1928 - Alderson High School - 1968



The River
Barry Worrell

The Greenbrier River.  Constant, but ever changing.  With its many personalities, it's the one thing that remains the same in Alderson.  If you ever spent any time in Alderson, you cannot help but be affected in some way by the river. My first recollection of the river was in the 40's, when my mother would take me swimming.  We would walk the mile, in the hot summer days, up the river to Rock Bar.  Rock Bar was truly the community swimming pool.  The current was slow, and the large flat bed of  smooth river rocks made it perfect. There was plenty of room for open fires to cook a burger or hot dog.  It was a place for families to go in the days of no air conditioning or TV.    The river gave lots of joy there.  It also gave sorrow.  I remember when the Moody boy died after hitting a submerged rail road tie when he dove in.  There were others the river claimed.

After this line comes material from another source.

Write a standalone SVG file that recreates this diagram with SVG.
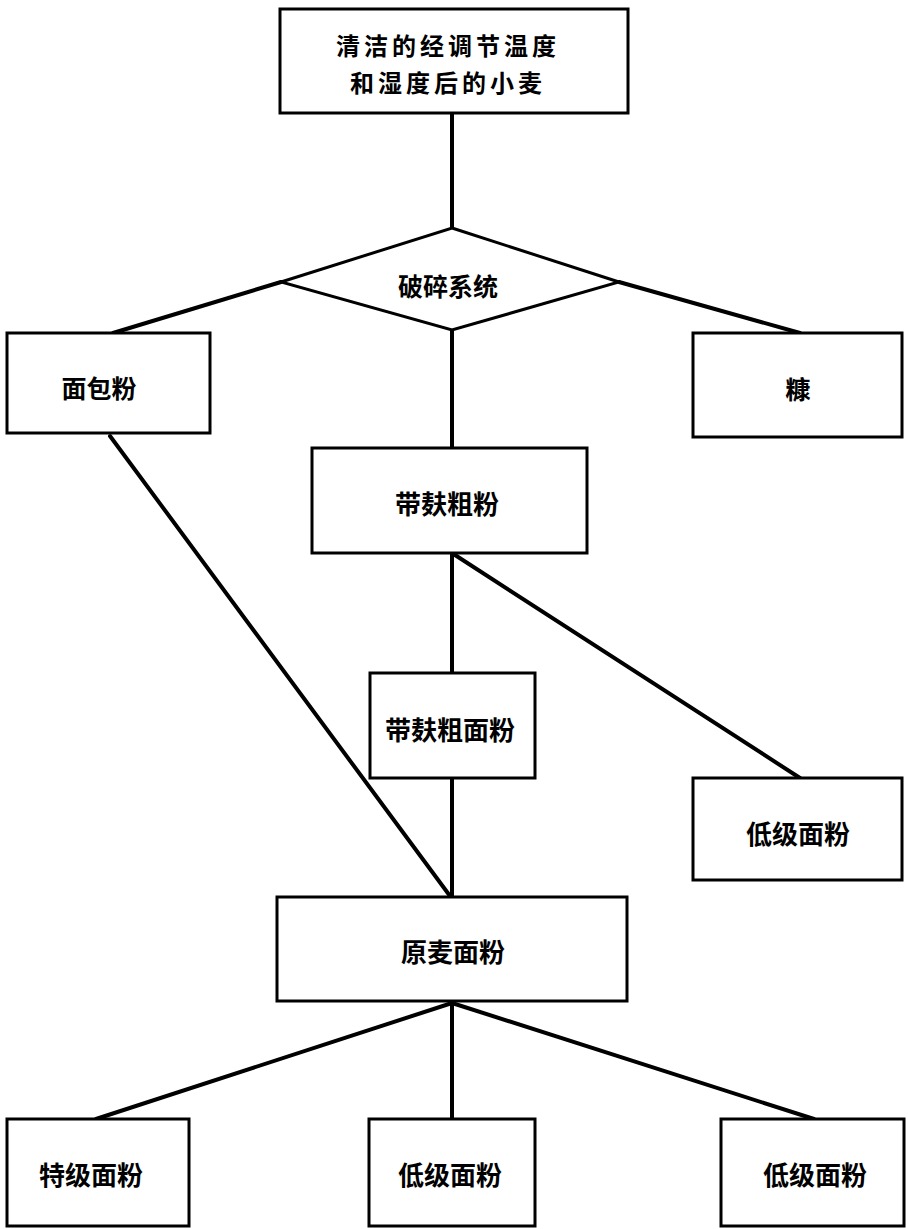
<svg xmlns="http://www.w3.org/2000/svg" width="908" height="1229" viewBox="0 0 908 1229">
<style>
.box{fill:#fff;stroke:#000;stroke-width:3}
.t{font-family:"Noto Sans CJK SC","Noto Sans CJK TC",sans-serif;font-weight:bold;font-size:26px;fill:#000;text-anchor:middle;dominant-baseline:central}
.c{stroke:#000;stroke-width:4;fill:none;stroke-linecap:round}
.top{font-size:24px;letter-spacing:4px}
</style>
<rect width="908" height="1229" fill="#fff"/>
<g id="connectors">
<line class="c" x1="452" y1="113" x2="452" y2="228"/>
<line class="c" x1="281" y1="282" x2="113" y2="333"/>
<line class="c" x1="619" y1="282" x2="800" y2="333"/>
<line class="c" x1="452" y1="330" x2="452" y2="448"/>
<line class="c" x1="110" y1="436" x2="450" y2="896"/>
<line class="c" x1="452" y1="553" x2="452" y2="673"/>
<line class="c" x1="455" y1="555" x2="800" y2="778"/>
<line class="c" x1="452" y1="778" x2="452" y2="897"/>
<line class="c" x1="452" y1="1003" x2="96" y2="1119"/>
<line class="c" x1="452" y1="1003" x2="452" y2="1119"/>
<line class="c" x1="452" y1="1003" x2="814" y2="1119"/>
</g>
<g id="n1"><rect class="box" x="280" y="9" width="348" height="104"/><text class="t top" x="448" y="44">清洁的经调节温度</text><text class="t top" x="448" y="81">和湿度后的小麦</text></g>
<g id="n2"><polygon class="box" points="452,228 619,282 452,330 281,282"/><text class="t" x="448" y="285" style="font-size:25px">破碎系统</text></g>
<g id="n3"><rect class="box" x="7" y="333" width="203" height="100"/><text class="t" x="99" y="387" style="font-size:25px">面包粉</text></g>
<g id="n4"><rect class="box" x="693" y="333" width="209" height="104"/><text class="t" x="798" y="388" style="font-size:25px">糠</text></g>
<g id="n5"><rect class="box" x="312" y="448" width="275" height="105"/><text class="t" x="447" y="502">带麸粗粉</text></g>
<g id="n6"><rect class="box" x="370" y="673" width="165" height="105"/><text class="t" x="450" y="728">带麸粗面粉</text></g>
<g id="n7"><rect class="box" x="693" y="778" width="209" height="102"/><text class="t" x="798" y="832">低级面粉</text></g>
<g id="n8"><rect class="box" x="277" y="897" width="350" height="104"/><text class="t" x="453" y="950">原麦面粉</text></g>
<g id="n9"><rect class="box" x="7" y="1119" width="182" height="107"/><text class="t" x="91" y="1173">特级面粉</text></g>
<g id="n10"><rect class="box" x="369" y="1119" width="166" height="107"/><text class="t" x="450" y="1173">低级面粉</text></g>
<g id="n11"><rect class="box" x="721" y="1119" width="183" height="107"/><text class="t" x="815" y="1173">低级面粉</text></g>
</svg>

I remember playing in, and around the river most of  my younger days.  We were always looking for craw-dads and other river life.  One most remarkable moment, was when David Honaker and I watch Sam  Eades fly his small plane between the two middle arches, under the bridge.  A fellow  would get into trouble for that these days, if anyone were foolish enough to try.

Winter would bring more fun, with the river frozen over.  We played on the ice, listening for it to crack.  Almost tempting it to do so, as we would slowly walk to where the ice met the water, and run back when the ice gave its warning.   Once we wrapped rope around our bike tires, and rode up passed Camp Greenbrier.  I had always heard stories of how the river would freeze so solid, you could drive a truck across the river, although I never saw that.

In my teens, besides girls, we discovered boats.  Some of us had them, and the ones who didn't, rode along.  And of course, we fished the river.  Buddy McClung and I had a boat built, and this was  probably my first financial venture with another person.  Like others, we took the boat below the bridge from time to time.  And when  the river was low, and we would have to get out and pull it back up the river.  We decided to wait until the river got a little higher so we could row it up.  The current was too strong, the boat turned sideways and sank in a second. We gave the boat back.

The river has always presented itself a perfect model for any photographer, or just the casual observer.  In the summer, looking up, or down, the river is beautiful.  As the sun would set, you could look up steam from off the bridge.  The water was so still and dark.  You could see the reflection of  the dimming sky, only being disturbed by an occasional fish feeding on the insects that came out at night.  And in the winter,  the water looking almost black by comparison to the wet  snow  that covered the ground and all the branches of the trees.  When it would flood, it was awesome.  I remember standing on the bridge, watching the muddy waters filled with debris, beat against the pillars. I also remember my folks, and others being flooded out of their homes twice in a decade.

The river has brought joy and sorrow, serenity and beauty, excitement and danger.  It was there long before anyone I ever knew, or heard of, took their first breath.  I dare say it will be there long, long, after I breath my last.  Has the river had an effect on me?  Naw, ..not much.  Roll on old fellow. What else do you  have to do?